◆ Do this
Extract the lines up to and including the one that contains "465, 815, 2245, 3330]", starting with the first line of the entries below, and omit the pictures.

◆ Items
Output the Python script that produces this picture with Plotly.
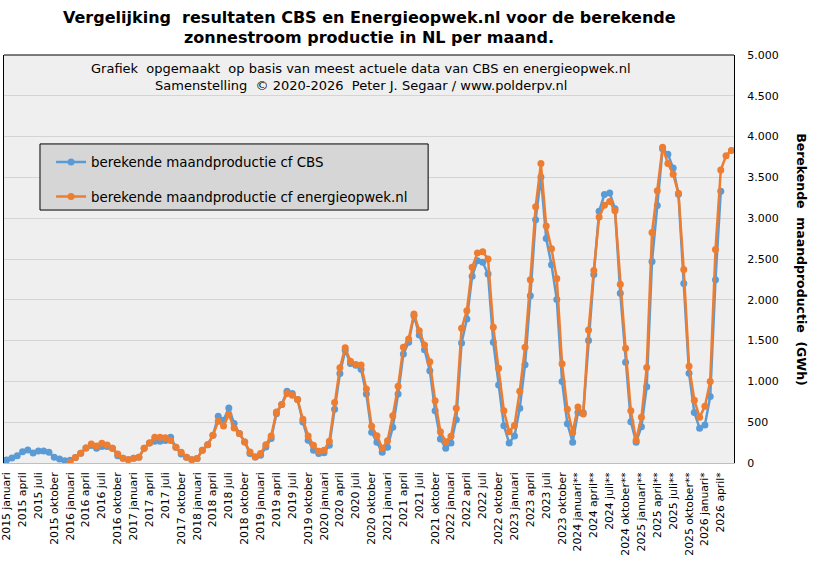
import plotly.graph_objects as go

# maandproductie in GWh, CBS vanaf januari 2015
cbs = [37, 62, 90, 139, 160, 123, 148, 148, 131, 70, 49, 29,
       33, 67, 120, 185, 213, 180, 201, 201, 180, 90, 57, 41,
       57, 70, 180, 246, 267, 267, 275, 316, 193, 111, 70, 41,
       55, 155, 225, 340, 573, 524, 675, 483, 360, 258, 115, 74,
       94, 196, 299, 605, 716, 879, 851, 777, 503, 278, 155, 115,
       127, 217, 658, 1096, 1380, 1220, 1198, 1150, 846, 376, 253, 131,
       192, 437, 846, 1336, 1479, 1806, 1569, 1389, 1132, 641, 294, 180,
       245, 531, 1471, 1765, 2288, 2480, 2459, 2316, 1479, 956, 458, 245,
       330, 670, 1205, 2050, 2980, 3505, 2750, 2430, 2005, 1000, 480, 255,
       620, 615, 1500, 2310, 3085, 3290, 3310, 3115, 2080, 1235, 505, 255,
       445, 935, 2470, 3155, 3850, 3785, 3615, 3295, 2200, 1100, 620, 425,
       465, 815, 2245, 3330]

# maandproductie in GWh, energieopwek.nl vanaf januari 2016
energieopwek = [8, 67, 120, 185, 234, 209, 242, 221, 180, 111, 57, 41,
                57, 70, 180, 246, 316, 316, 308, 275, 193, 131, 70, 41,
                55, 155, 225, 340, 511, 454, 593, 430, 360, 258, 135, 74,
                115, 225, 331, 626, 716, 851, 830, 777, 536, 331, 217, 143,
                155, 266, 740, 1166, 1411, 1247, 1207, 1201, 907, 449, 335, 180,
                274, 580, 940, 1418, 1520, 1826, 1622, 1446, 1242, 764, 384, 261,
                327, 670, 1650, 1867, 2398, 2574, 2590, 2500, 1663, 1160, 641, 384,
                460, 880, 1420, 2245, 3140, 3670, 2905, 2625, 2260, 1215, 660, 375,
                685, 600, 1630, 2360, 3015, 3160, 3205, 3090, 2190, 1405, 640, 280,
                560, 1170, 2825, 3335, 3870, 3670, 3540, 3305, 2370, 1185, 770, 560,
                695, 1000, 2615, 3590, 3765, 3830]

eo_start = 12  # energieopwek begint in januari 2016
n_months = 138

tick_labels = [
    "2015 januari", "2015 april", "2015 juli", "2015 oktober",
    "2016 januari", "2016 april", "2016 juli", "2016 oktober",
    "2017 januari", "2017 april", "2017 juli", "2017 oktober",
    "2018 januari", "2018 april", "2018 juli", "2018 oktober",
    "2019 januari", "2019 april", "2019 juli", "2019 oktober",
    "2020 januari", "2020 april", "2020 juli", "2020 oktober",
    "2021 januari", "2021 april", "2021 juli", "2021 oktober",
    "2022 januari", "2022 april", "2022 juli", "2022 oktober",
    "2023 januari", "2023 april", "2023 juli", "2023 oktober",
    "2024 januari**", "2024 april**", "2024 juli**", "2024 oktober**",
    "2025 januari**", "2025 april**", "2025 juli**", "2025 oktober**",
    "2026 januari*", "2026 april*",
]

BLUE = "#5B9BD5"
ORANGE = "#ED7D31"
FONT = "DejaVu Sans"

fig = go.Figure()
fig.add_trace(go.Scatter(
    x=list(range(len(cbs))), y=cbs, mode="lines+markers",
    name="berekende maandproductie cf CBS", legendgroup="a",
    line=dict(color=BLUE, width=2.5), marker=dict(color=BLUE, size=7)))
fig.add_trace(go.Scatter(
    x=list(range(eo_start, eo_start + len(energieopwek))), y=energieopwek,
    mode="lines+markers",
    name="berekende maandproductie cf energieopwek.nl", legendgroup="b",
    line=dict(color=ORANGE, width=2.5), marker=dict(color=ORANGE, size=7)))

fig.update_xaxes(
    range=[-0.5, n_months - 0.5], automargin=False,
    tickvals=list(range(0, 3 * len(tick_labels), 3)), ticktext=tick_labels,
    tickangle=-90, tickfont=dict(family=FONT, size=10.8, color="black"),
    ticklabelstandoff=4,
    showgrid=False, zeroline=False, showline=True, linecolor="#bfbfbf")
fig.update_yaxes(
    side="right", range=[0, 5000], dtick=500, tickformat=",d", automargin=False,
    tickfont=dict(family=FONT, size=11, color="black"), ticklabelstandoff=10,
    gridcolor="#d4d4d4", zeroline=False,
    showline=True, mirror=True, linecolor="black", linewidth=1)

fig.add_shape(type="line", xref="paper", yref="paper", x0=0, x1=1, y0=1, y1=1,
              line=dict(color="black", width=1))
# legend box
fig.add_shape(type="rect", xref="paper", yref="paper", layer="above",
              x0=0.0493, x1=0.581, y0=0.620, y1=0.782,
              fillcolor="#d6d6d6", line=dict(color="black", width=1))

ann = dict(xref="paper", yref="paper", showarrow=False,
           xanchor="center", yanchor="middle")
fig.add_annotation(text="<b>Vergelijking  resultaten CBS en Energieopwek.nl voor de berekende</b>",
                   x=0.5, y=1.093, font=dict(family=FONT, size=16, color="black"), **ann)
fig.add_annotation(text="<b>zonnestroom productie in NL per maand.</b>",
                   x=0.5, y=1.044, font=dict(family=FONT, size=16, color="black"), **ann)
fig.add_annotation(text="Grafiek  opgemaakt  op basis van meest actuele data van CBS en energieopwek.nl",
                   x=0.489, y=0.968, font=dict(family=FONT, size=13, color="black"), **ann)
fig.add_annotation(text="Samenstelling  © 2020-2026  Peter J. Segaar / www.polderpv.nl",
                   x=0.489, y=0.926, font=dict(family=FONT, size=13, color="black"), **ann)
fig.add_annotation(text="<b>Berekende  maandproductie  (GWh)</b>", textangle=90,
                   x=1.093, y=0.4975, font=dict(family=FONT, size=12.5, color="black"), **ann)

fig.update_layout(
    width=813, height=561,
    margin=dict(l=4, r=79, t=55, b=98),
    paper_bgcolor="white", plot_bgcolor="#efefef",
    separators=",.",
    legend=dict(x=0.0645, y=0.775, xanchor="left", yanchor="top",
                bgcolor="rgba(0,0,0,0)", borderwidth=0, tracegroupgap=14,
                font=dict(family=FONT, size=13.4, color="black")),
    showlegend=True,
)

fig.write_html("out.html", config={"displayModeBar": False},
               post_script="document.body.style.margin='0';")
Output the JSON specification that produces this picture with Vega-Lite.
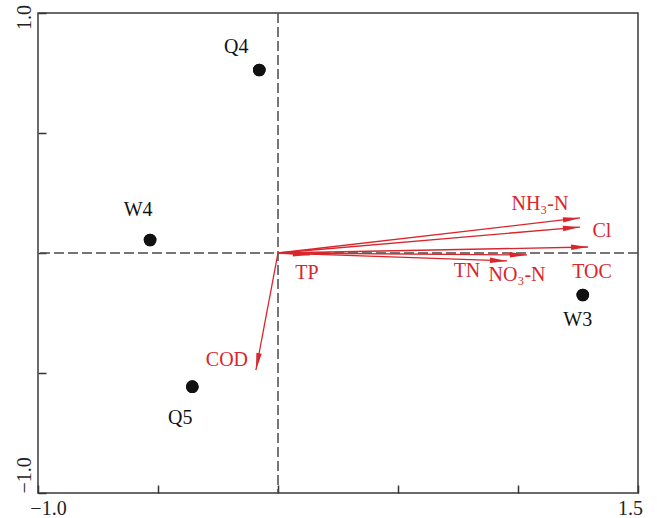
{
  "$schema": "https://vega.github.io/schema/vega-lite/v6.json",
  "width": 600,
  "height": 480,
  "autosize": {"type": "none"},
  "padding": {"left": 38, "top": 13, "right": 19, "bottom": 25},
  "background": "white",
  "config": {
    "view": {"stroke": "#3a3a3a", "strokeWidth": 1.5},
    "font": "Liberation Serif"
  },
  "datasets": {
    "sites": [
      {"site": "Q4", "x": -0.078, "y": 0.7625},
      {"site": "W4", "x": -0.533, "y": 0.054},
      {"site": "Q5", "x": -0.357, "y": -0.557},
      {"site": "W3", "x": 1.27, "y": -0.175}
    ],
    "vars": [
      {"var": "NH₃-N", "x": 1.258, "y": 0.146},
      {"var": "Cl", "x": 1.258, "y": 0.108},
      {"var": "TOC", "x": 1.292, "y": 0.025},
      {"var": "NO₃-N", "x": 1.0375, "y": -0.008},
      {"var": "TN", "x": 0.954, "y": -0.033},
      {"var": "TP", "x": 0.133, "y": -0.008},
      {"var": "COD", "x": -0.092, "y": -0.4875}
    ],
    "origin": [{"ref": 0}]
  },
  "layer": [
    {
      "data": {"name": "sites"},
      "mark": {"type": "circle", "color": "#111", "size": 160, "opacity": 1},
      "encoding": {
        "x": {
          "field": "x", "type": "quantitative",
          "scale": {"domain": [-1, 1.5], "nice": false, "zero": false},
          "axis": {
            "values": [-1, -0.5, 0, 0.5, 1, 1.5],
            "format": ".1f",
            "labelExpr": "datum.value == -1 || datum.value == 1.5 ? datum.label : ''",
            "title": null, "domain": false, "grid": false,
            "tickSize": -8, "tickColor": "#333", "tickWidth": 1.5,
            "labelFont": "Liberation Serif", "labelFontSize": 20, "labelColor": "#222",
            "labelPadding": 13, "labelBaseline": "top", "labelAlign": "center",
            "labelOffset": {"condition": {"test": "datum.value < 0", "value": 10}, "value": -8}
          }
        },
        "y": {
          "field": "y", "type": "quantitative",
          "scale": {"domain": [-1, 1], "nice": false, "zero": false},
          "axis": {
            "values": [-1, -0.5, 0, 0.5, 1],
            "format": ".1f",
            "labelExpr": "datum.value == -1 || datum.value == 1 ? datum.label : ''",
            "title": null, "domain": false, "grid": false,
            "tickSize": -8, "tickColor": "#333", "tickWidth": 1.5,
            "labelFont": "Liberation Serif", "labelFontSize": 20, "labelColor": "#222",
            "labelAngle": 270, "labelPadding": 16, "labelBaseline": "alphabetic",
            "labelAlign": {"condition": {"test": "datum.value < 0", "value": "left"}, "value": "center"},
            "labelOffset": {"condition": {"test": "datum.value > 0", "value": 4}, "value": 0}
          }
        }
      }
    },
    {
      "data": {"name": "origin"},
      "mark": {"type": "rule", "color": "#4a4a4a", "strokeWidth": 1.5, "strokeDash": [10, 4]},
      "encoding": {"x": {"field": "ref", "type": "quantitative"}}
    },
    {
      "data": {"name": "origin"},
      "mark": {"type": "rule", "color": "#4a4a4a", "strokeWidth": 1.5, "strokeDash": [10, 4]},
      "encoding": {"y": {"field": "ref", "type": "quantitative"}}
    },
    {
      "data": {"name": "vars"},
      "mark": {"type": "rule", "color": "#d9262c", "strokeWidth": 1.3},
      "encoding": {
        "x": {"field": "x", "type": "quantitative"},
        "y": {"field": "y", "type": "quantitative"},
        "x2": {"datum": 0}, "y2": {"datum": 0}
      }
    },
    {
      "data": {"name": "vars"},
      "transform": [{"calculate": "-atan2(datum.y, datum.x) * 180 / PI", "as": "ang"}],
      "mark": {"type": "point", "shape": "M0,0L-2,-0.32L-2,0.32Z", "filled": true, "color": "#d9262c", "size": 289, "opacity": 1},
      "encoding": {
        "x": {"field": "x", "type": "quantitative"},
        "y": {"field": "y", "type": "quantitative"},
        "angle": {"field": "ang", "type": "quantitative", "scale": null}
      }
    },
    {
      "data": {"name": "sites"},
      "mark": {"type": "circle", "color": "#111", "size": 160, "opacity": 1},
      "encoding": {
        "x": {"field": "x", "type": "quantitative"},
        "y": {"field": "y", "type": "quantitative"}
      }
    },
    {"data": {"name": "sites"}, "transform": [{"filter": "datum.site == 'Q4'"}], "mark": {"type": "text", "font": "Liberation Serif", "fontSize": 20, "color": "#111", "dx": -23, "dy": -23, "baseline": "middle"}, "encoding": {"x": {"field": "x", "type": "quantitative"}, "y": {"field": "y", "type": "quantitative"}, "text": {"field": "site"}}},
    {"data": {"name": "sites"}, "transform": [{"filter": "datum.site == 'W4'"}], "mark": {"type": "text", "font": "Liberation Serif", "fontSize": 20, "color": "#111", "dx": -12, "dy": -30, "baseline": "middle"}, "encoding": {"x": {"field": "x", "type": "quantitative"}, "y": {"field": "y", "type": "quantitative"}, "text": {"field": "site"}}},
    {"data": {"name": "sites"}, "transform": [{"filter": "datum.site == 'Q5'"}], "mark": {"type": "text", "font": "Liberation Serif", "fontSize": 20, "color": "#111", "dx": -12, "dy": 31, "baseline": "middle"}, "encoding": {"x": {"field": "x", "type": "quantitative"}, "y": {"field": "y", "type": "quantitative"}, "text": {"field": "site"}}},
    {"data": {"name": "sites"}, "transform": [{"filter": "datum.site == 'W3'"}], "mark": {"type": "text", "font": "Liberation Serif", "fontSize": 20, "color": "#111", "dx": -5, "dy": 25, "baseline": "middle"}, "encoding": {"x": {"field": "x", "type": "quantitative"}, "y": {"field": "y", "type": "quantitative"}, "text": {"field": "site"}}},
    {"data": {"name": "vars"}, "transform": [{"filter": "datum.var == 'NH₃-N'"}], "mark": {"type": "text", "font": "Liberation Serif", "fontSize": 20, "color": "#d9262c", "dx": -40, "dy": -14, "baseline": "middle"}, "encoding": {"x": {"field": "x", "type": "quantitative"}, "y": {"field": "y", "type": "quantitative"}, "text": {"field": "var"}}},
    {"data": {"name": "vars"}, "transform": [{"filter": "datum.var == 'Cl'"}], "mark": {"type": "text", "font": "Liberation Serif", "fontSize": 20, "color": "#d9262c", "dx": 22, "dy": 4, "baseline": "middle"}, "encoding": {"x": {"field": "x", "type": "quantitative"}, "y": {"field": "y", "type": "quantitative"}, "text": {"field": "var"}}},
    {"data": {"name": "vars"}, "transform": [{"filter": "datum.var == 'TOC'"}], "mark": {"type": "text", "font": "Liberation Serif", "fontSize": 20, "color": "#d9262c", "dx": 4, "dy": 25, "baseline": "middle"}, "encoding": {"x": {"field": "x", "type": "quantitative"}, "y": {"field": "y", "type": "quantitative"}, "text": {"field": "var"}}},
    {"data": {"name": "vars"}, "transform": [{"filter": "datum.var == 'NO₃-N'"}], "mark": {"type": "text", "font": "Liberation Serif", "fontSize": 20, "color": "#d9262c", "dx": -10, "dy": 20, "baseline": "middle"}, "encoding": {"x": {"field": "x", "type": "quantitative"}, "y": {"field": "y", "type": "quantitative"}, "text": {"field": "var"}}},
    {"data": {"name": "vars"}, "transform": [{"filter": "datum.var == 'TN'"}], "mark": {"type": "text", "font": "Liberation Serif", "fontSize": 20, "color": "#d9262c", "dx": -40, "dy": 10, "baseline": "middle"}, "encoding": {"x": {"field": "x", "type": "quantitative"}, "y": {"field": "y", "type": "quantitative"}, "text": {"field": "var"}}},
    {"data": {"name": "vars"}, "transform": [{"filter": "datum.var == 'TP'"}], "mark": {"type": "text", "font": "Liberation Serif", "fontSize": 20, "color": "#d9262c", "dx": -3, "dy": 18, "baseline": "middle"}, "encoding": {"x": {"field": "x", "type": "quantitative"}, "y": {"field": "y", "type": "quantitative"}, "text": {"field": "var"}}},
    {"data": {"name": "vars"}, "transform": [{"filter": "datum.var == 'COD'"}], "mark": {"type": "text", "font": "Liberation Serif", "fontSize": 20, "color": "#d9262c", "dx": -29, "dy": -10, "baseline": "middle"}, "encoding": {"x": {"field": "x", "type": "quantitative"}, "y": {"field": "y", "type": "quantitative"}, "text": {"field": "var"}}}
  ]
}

◆ Solution for this problem
Output the Python script that produces this picture with Plotly.
import plotly.graph_objects as go

# maandproductie in GWh, CBS vanaf januari 2015
cbs = [37, 62, 90, 139, 160, 123, 148, 148, 131, 70, 49, 29,
       33, 67, 120, 185, 213, 180, 201, 201, 180, 90, 57, 41,
       57, 70, 180, 246, 267, 267, 275, 316, 193, 111, 70, 41,
       55, 155, 225, 340, 573, 524, 675, 483, 360, 258, 115, 74,
       94, 196, 299, 605, 716, 879, 851, 777, 503, 278, 155, 115,
       127, 217, 658, 1096, 1380, 1220, 1198, 1150, 846, 376, 253, 131,
       192, 437, 846, 1336, 1479, 1806, 1569, 1389, 1132, 641, 294, 180,
       245, 531, 1471, 1765, 2288, 2480, 2459, 2316, 1479, 956, 458, 245,
       330, 670, 1205, 2050, 2980, 3505, 2750, 2430, 2005, 1000, 480, 255,
       620, 615, 1500, 2310, 3085, 3290, 3310, 3115, 2080, 1235, 505, 255,
       445, 935, 2470, 3155, 3850, 3785, 3615, 3295, 2200, 1100, 620, 425,
       465, 815, 2245, 3330]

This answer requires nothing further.